Print the material below exactly as it stands, please, from its first line to the line holding "ax.tick_params(axis='x', pad=11)", with no pictures.
^^^^^^^^^^^^^^^^
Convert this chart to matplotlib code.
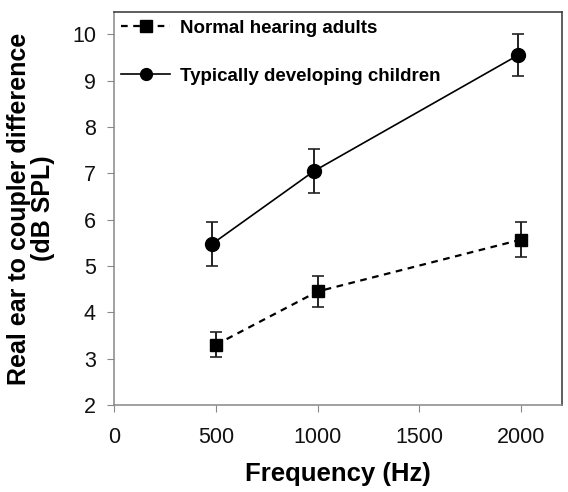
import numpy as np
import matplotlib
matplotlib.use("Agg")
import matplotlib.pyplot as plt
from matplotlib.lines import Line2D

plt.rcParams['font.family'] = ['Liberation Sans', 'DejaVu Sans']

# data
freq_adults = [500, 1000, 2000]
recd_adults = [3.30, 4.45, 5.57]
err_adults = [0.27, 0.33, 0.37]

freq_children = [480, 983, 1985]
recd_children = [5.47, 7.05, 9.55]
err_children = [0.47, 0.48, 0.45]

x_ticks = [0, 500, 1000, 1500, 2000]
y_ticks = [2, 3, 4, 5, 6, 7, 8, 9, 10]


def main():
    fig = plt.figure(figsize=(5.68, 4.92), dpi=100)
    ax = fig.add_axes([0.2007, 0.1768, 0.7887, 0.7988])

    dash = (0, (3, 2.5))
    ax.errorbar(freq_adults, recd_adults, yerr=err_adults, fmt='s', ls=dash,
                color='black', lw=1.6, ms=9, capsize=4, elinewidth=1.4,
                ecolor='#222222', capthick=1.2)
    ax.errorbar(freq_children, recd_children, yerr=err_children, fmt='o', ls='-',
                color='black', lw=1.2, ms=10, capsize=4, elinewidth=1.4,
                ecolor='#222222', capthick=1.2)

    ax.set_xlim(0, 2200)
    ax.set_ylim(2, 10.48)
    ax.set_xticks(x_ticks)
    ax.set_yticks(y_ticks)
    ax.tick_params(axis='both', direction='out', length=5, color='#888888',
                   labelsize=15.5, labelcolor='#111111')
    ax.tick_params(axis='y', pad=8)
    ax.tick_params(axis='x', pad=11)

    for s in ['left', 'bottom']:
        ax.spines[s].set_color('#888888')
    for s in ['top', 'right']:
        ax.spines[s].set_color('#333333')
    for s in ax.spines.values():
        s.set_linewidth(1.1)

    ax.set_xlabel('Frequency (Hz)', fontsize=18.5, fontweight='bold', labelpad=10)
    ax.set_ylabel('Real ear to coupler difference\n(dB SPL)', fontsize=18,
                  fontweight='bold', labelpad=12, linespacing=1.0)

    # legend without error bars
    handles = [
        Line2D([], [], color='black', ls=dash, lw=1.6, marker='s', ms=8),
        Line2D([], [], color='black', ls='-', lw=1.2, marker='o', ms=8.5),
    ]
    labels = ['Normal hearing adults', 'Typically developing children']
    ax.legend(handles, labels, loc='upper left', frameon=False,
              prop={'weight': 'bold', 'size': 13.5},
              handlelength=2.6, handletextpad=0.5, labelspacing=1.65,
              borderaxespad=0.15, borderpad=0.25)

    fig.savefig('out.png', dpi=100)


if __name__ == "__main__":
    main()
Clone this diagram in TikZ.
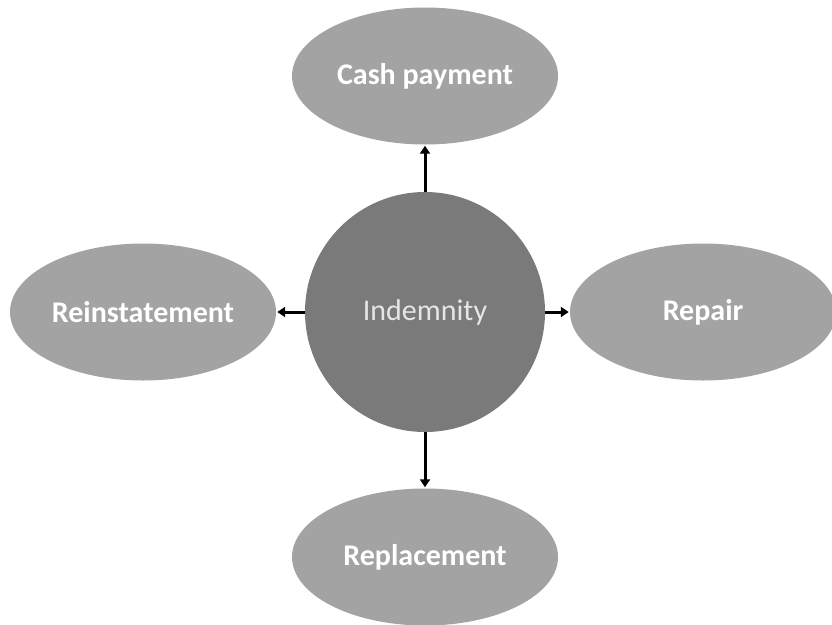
^^^^^^^^^^^^^^^^
In response:
Convert this chart to matplotlib code.
import numpy as np
import matplotlib
matplotlib.use("Agg")
import matplotlib.pyplot as plt
from matplotlib.lines import Line2D

plt.rcParams['font.family'] = ['Liberation Sans', 'DejaVu Sans']

# data
freq_adults = [500, 1000, 2000]
recd_adults = [3.30, 4.45, 5.57]
err_adults = [0.27, 0.33, 0.37]

freq_children = [480, 983, 1985]
recd_children = [5.47, 7.05, 9.55]
err_children = [0.47, 0.48, 0.45]

x_ticks = [0, 500, 1000, 1500, 2000]
y_ticks = [2, 3, 4, 5, 6, 7, 8, 9, 10]


def main():
    fig = plt.figure(figsize=(5.68, 4.92), dpi=100)
    ax = fig.add_axes([0.2007, 0.1768, 0.7887, 0.7988])

    dash = (0, (3, 2.5))
    ax.errorbar(freq_adults, recd_adults, yerr=err_adults, fmt='s', ls=dash,
                color='black', lw=1.6, ms=9, capsize=4, elinewidth=1.4,
                ecolor='#222222', capthick=1.2)
    ax.errorbar(freq_children, recd_children, yerr=err_children, fmt='o', ls='-',
                color='black', lw=1.2, ms=10, capsize=4, elinewidth=1.4,
                ecolor='#222222', capthick=1.2)

    ax.set_xlim(0, 2200)
    ax.set_ylim(2, 10.48)
    ax.set_xticks(x_ticks)
    ax.set_yticks(y_ticks)
    ax.tick_params(axis='both', direction='out', length=5, color='#888888',
                   labelsize=15.5, labelcolor='#111111')
    ax.tick_params(axis='y', pad=8)
    ax.tick_params(axis='x', pad=11)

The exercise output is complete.